New York state Senate staffers are in the early stages of unionizing, the 79 card-holding members of the New York State Legislative Workers Union announced Friday via a social media campaign and public letter to Senate Majority Leader Andrea Stewart-Cousins.
While organizers have yet to publicize their list of demands, they said they hope to establish uniform standards for state Senate central office employees and staffers of the 63 Senators – offices described by one union member as fractured “fiefdoms,” some with significant pay disparities. The Senate overtime policy is of particular concern. Overtime hours are banked as comp time, but there is no option for payout of unused comp time, which happens frequently in a job where staffers work weekends, late nights and at unexpected hours. In addition, members said they hope to speed up the onboarding process for new staffers, who often have to wait up to 30 days to receive their first paycheck.
“People come into this work really intending to do public service in a real way – write bills, serve constituents, get people resources, put money in their neighbors’ pockets,” said Astrid Aune, communications director for state Sen. Jessica Ramos and the co-chair of the union communications committee. “That drive is very easily taken advantage of. So what we are looking for is some sort of uniformity and structure and really the same rights that we fight for for our constituents and every other public sector employee to be applied to us.”
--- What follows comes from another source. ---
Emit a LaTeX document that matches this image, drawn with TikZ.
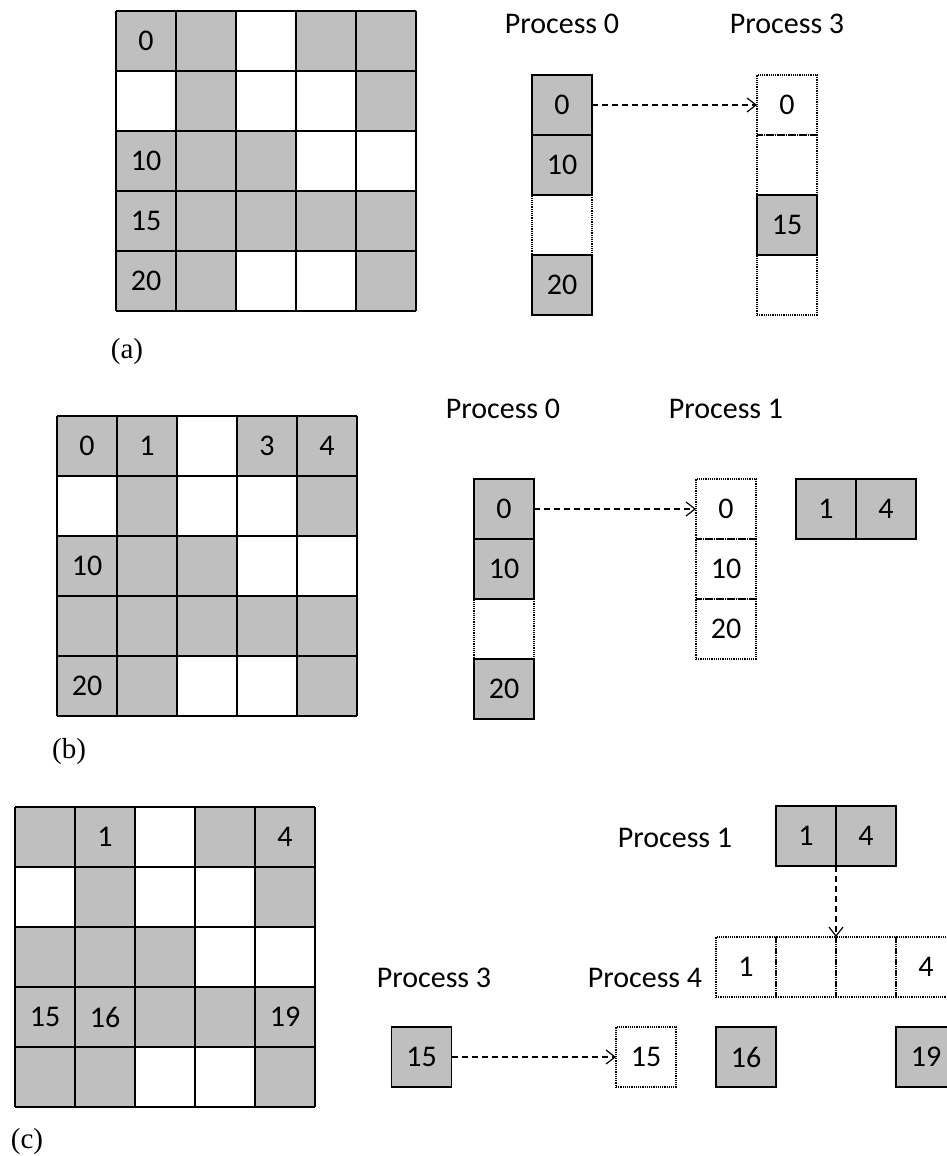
\documentclass[tikz,border=0pt]{standalone}
\usepackage{fontspec}
\setmainfont{Carlito}
\newfontfamily\capfont{Liberation Serif}
\usetikzlibrary{arrows.meta,positioning}
\definecolor{cellgray}{HTML}{BFBFBF}
\begin{document}
\begin{tikzpicture}[x=1pt,y=-1pt,font=\fontsize{30}{34}\selectfont,full/.style={draw,line width=1.2pt,fill=cellgray,minimum width=60pt,minimum height=60pt,inner sep=0pt,outer sep=0pt},hole/.style={draw,dash pattern=on 1.2pt off 1pt,line width=1.1pt,minimum width=60pt,minimum height=60pt,inner sep=0pt,outer sep=0pt},proc/.style={anchor=base},caplabel/.style={font=\capfont\fontsize{29}{32}\selectfont},arr/.style={line width=1.2pt,dash pattern=on 6pt off 4pt,-{Straight Barb[length=9pt,width=14pt]}}]
\fill[white] (0,0) rectangle (947,1156);\useasboundingbox (0,0) rectangle (947,1156);
% the three 5x5 matrices
\foreach \ox/\oy in {116/11,57/416,15/807}{
  \foreach \c/\r in {0/0,1/0,3/0,4/0,1/1,4/1,0/2,1/2,2/2,0/3,1/3,2/3,3/3,4/3,0/4,1/4,4/4} \fill[cellgray] (\ox+60*\c,\oy+60*\r) rectangle ++(60,60);
  \foreach \i in {0,...,5}{\draw[line width=1.2pt] (\ox+60*\i,\oy) -- ++(0,300);\draw[line width=1.2pt] (\ox,\oy+60*\i) -- ++(300,0);}
}
\node (ga0) at (146,41){0};\node (ga10) at (146,161){10};\node (ga15) at (146,221){15};\node (ga20) at (146,281){20};
\node (gb0) at (87,446){0};\node (gb1) at (147,446){1};\node (gb3) at (267,446){3};\node (gb4) at (327,446){4};\node (gb10) at (87,566){10};\node (gb20) at (87,686){20};
\node (gc1) at (105,837){1};\node (gc4) at (285,837){4};\node (gc15) at (45,1017){15};\node (gc16) at (105,1017){16};\node (gc19) at (285,1017){19};
\node[caplabel] (la) at (127,352){(a)};\node[caplabel] (lb) at (69,752){(b)};\node[caplabel] (lc) at (27,1142){(c)};
% (a)
\node[proc] (pa0) at (562,34){Process 0};\node[proc] (pa3) at (787,34){Process 3};
\node[full] (a00) at (562,105){0};\node[full,below=0pt of a00] (a01){10};\node[hole,below=0pt of a01] (a02){};\node[full,below=0pt of a02] (a03){20};
\node[hole] (a30) at (787,105){0};\node[hole,below=0pt of a30] (a31){};\node[full,below=0pt of a31] (a32){15};\node[hole,below=0pt of a32] (a33){};
\draw[arr] (a00) -- (a30);
% (b)
\node[proc] (pb0) at (503,418){Process 0};\node[proc] (pb1) at (726,418){Process 1};
\node[full] (b00) at (504,509){0};\node[full,below=0pt of b00] (b01){10};\node[hole,below=0pt of b01] (b02){};\node[full,below=0pt of b02] (b03){20};
\node[hole] (b10) at (726,509){0};\node[hole,below=0pt of b10] (b11){10};\node[hole,below=0pt of b11] (b12){20};
\node[full] (b1l) at (826,509){1};\node[full,right=0pt of b1l] (b1r){4};
\draw[arr] (b00) -- (b10);
% (c)
\node[proc] (pc1) at (675,847){Process 1};\node[full] (c1l) at (806,836){1};\node[full,right=0pt of c1l] (c1r){4};
\node[hole] (c40) at (746,967){1};\node[hole,right=0pt of c40] (c41){};\node[hole,right=0pt of c41] (c42){};\node[hole,right=0pt of c42] (c43){4};
\node[proc] (pc4) at (645,987){Process 4};\node[proc] (pc3) at (434,987){Process 3};
\node[full] (c3) at (421.5,1057){15};\node[hole] (c4) at (646,1057){15};\node[full] (c16) at (746,1057){16};\node[full] (c19) at (926,1057){19};
\draw[arr] (c3) -- (c4);\draw[arr] (c1l.south east) -- (c41.north east);
\end{tikzpicture}
\end{document}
Becky White, policy director for state Sen. Andrew Gounardes and the co-chair of the union legal committee, said the effort is “a natural extension” of the public sector workforce that is already unionized, such as correction officers, transit workers and teachers.
“We hope to be folded into that larger movement very naturally and organically,” she said, pointing to her time working under Gounardes while he chaired the Civil Service and Pensions Committee. “You are showing up every day to fight for and champion public sector workers . . . the fact that somehow doesn’t extend to legislative employees – there was a cognitive dissonance there that I couldn’t quite resolve.”
Members said talks among staffers began before the pandemic, and the first official meeting was held in January. Union organizers said they hope to enlist a majority of the 700-some staffers before seeking official recognition from the Senate Majority Leader. If the leader recognizes the union, bargaining would begin. If the leader rejects the union, it could file for an election with the Public Employee Relations Board, which requires the support of 30% of all state Senate staffers. A bargaining contract would likely be approved as part of the state budget process, members said.
Currently, staffers from 18 Senators’ offices are among the 79 card-holding members. State Assembly staffers are also taking steps to unionize and could join the New York State Legislative Workers Union, members said.
In the letter to Stewart-Cousins, the union said it has retained counsel and addressed what it called a “false understanding that we do not have the right under state law to unionize” without legislation.
“After careful consultation with a range of legal experts we have learned that we do not need a bill in order to form a union as we are already included within the definition of ‘public employer’ under the Taylor Law,” the letter states, referring to the labor relations statute passed in 1967 known as the Public Employees’ Fair Employment Act.
“At this stage, our intention is merely to make ourselves known, so that we can continue to organize in public without fear of retaliation,” the letter continues.
A Senate spokesperson said in a statement: "We have received the letter and will review any additional information forthcoming."
Since announcing the effort, a bipartisan coalition of legislators has expressed support for the union.
Republican State Sen. Mike Martucci said he is “proud of this new effort (and hopes his) staff signs on,” he Tweeted.
State Sen. Jabari Brisport, a Democrat, urged his colleagues to join him in backing the union.
“The inherent imbalance of power between individual workers and their bosses is a recipe for unjust treatment; when that boss is a lawmaker, the imbalance of power is even greater and more dangerous,” he said in a statement.
Members said they are hopeful the Legislature’s support of other labor-related measures, such as securing prevailing wages on state-sponsored projects and limiting mandatory overtime for nurses, means they’ll be receptive to the union.
In June last year, state legislative employees in Oregon became the first in the country to unionize when they voted to join the International Brotherhood of Electrical Workers Local 89.
In August, more than 350 New York City Council aides formed the Association of Legislative Employees, becoming the country’s largest legislative staff union. Organizing members of the state Senate staffers’ union said they have taken guidance from the council union.
Similar unionization efforts are underway among legislative staffers in California, Massachusetts and Washington, D.C.